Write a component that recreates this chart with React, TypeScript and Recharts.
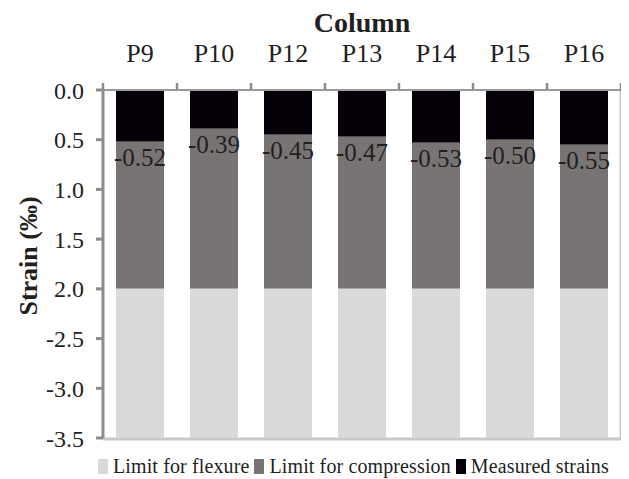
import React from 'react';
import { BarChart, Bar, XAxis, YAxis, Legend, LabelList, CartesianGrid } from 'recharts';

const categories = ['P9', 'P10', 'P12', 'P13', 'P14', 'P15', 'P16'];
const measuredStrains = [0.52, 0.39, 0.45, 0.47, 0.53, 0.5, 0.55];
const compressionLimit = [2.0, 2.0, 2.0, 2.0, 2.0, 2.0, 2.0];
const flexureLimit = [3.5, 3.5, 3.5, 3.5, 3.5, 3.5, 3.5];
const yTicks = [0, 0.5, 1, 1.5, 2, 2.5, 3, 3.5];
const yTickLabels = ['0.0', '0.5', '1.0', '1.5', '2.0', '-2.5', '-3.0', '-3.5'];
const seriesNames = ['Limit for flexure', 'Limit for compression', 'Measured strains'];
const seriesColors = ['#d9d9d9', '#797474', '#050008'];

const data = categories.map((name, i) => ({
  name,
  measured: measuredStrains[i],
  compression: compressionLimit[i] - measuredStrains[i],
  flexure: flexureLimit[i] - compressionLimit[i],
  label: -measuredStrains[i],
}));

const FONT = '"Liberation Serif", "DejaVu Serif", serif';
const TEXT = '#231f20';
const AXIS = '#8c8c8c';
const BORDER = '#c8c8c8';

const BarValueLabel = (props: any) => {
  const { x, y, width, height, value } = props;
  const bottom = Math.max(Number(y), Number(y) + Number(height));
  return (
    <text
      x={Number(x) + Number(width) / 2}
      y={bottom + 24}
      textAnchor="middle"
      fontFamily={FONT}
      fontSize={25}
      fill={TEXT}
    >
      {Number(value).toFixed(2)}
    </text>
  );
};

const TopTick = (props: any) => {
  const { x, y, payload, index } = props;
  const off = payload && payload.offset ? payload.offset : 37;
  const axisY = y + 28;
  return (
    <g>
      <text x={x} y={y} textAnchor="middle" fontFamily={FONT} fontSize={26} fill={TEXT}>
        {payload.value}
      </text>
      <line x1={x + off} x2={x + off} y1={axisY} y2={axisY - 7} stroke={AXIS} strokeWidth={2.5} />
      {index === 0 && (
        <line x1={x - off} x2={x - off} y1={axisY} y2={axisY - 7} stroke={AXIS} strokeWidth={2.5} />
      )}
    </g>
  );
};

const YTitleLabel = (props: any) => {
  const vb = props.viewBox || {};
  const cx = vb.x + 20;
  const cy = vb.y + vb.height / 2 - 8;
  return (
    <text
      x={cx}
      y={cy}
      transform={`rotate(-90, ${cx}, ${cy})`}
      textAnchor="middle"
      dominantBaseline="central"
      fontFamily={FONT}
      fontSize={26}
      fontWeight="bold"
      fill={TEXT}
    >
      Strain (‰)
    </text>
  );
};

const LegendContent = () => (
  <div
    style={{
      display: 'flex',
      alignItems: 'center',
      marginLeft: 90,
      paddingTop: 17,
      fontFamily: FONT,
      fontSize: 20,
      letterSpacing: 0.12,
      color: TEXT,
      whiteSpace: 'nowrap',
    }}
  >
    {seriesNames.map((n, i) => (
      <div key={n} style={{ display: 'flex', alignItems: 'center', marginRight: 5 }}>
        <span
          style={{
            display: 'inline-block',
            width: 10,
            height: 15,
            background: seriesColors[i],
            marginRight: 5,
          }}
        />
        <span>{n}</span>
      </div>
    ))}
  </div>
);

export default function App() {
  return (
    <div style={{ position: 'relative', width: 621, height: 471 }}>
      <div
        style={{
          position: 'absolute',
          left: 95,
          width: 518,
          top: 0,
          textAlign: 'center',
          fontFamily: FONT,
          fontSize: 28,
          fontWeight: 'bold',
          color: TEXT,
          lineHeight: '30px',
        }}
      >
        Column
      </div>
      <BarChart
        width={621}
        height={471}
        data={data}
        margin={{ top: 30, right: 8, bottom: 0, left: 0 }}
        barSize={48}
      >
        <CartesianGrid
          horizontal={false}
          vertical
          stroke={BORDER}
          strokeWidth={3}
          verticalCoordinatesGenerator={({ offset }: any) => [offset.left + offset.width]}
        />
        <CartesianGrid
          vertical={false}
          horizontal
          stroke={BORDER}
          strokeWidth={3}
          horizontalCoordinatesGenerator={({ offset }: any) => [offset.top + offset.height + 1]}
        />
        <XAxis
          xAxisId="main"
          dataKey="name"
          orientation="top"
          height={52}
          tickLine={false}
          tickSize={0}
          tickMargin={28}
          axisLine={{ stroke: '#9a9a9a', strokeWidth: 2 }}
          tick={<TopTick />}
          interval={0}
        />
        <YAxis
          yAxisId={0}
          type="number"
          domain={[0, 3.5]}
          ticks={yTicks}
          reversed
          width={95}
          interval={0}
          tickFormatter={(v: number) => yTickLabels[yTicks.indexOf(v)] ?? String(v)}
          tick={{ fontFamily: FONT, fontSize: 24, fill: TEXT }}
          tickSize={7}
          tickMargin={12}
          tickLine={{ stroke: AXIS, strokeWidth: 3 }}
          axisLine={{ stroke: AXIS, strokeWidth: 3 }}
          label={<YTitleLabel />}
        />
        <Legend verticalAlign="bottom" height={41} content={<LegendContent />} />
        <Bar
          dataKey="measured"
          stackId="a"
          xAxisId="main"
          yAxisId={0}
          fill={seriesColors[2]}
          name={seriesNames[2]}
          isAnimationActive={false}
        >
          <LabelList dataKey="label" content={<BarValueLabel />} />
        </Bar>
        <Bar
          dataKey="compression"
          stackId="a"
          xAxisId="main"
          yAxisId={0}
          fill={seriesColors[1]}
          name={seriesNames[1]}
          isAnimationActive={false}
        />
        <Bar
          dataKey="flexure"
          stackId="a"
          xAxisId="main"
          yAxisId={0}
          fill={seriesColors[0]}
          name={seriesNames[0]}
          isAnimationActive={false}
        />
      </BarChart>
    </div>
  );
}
++++
#### [TASK GOAL]
All of the material above is to be copied exactly, except for its images.

#### [REPLY TO THE TASK]
Write a component that recreates this chart with React, TypeScript and Recharts.
import React from 'react';
import { BarChart, Bar, XAxis, YAxis, Legend, LabelList, CartesianGrid } from 'recharts';

const categories = ['P9', 'P10', 'P12', 'P13', 'P14', 'P15', 'P16'];
const measuredStrains = [0.52, 0.39, 0.45, 0.47, 0.53, 0.5, 0.55];
const compressionLimit = [2.0, 2.0, 2.0, 2.0, 2.0, 2.0, 2.0];
const flexureLimit = [3.5, 3.5, 3.5, 3.5, 3.5, 3.5, 3.5];
const yTicks = [0, 0.5, 1, 1.5, 2, 2.5, 3, 3.5];
const yTickLabels = ['0.0', '0.5', '1.0', '1.5', '2.0', '-2.5', '-3.0', '-3.5'];
const seriesNames = ['Limit for flexure', 'Limit for compression', 'Measured strains'];
const seriesColors = ['#d9d9d9', '#797474', '#050008'];

const data = categories.map((name, i) => ({
  name,
  measured: measuredStrains[i],
  compression: compressionLimit[i] - measuredStrains[i],
  flexure: flexureLimit[i] - compressionLimit[i],
  label: -measuredStrains[i],
}));

const FONT = '"Liberation Serif", "DejaVu Serif", serif';
const TEXT = '#231f20';
const AXIS = '#8c8c8c';
const BORDER = '#c8c8c8';

const BarValueLabel = (props: any) => {
  const { x, y, width, height, value } = props;
  const bottom = Math.max(Number(y), Number(y) + Number(height));
  return (
    <text
      x={Number(x) + Number(width) / 2}
      y={bottom + 24}
      textAnchor="middle"
      fontFamily={FONT}
      fontSize={25}
      fill={TEXT}
    >
      {Number(value).toFixed(2)}
    </text>
  );
};

const TopTick = (props: any) => {
  const { x, y, payload, index } = props;
  const off = payload && payload.offset ? payload.offset : 37;
  const axisY = y + 28;
  return (
    <g>
      <text x={x} y={y} textAnchor="middle" fontFamily={FONT} fontSize={26} fill={TEXT}>
        {payload.value}
      </text>
      <line x1={x + off} x2={x + off} y1={axisY} y2={axisY - 7} stroke={AXIS} strokeWidth={2.5} />
      {index === 0 && (
        <line x1={x - off} x2={x - off} y1={axisY} y2={axisY - 7} stroke={AXIS} strokeWidth={2.5} />
      )}
    </g>
  );
};

const YTitleLabel = (props: any) => {
  const vb = props.viewBox || {};
  const cx = vb.x + 20;
  const cy = vb.y + vb.height / 2 - 8;
  return (
    <text
      x={cx}
      y={cy}
      transform={`rotate(-90, ${cx}, ${cy})`}
      textAnchor="middle"
      dominantBaseline="central"
      fontFamily={FONT}
      fontSize={26}
      fontWeight="bold"
      fill={TEXT}
    >
      Strain (‰)
    </text>
  );
};

const LegendContent = () => (
  <div
    style={{
      display: 'flex',
      alignItems: 'center',
      marginLeft: 90,
      paddingTop: 17,
      fontFamily: FONT,
      fontSize: 20,
      letterSpacing: 0.12,
      color: TEXT,
      whiteSpace: 'nowrap',
    }}
  >
    {seriesNames.map((n, i) => (
      <div key={n} style={{ display: 'flex', alignItems: 'center', marginRight: 5 }}>
        <span
          style={{
            display: 'inline-block',
            width: 10,
            height: 15,
            background: seriesColors[i],
            marginRight: 5,
          }}
        />
        <span>{n}</span>
      </div>
    ))}
  </div>
);

export default function App() {
  return (
    <div style={{ position: 'relative', width: 621, height: 471 }}>
      <div
        style={{
          position: 'absolute',
          left: 95,
          width: 518,
          top: 0,
          textAlign: 'center',
          fontFamily: FONT,
          fontSize: 28,
          fontWeight: 'bold',
          color: TEXT,
          lineHeight: '30px',
        }}
      >
        Column
      </div>
      <BarChart
        width={621}
        height={471}
        data={data}
        margin={{ top: 30, right: 8, bottom: 0, left: 0 }}
        barSize={48}
      >
        <CartesianGrid
          horizontal={false}
          vertical
          stroke={BORDER}
          strokeWidth={3}
          verticalCoordinatesGenerator={({ offset }: any) => [offset.left + offset.width]}
        />
        <CartesianGrid
          vertical={false}
          horizontal
          stroke={BORDER}
          strokeWidth={3}
          horizontalCoordinatesGenerator={({ offset }: any) => [offset.top + offset.height + 1]}
        />
        <XAxis
          xAxisId="main"
          dataKey="name"
          orientation="top"
          height={52}
          tickLine={false}
          tickSize={0}
          tickMargin={28}
          axisLine={{ stroke: '#9a9a9a', strokeWidth: 2 }}
          tick={<TopTick />}
          interval={0}
        />
        <YAxis
          yAxisId={0}
          type="number"
          domain={[0, 3.5]}
          ticks={yTicks}
          reversed
          width={95}
          interval={0}
          tickFormatter={(v: number) => yTickLabels[yTicks.indexOf(v)] ?? String(v)}
          tick={{ fontFamily: FONT, fontSize: 24, fill: TEXT }}
          tickSize={7}
          tickMargin={12}
          tickLine={{ stroke: AXIS, strokeWidth: 3 }}
          axisLine={{ stroke: AXIS, strokeWidth: 3 }}
          label={<YTitleLabel />}
        />
        <Legend verticalAlign="bottom" height={41} content={<LegendContent />} />
        <Bar
          dataKey="measured"
          stackId="a"
          xAxisId="main"
          yAxisId={0}
          fill={seriesColors[2]}
          name={seriesNames[2]}
          isAnimationActive={false}
        >
          <LabelList dataKey="label" content={<BarValueLabel />} />
        </Bar>
        <Bar
          dataKey="compression"
          stackId="a"
          xAxisId="main"
          yAxisId={0}
          fill={seriesColors[1]}
          name={seriesNames[1]}
          isAnimationActive={false}
        />
        <Bar
          dataKey="flexure"
          stackId="a"
          xAxisId="main"
          yAxisId={0}
          fill={seriesColors[0]}
          name={seriesNames[0]}
          isAnimationActive={false}
        />
      </BarChart>
    </div>
  );
}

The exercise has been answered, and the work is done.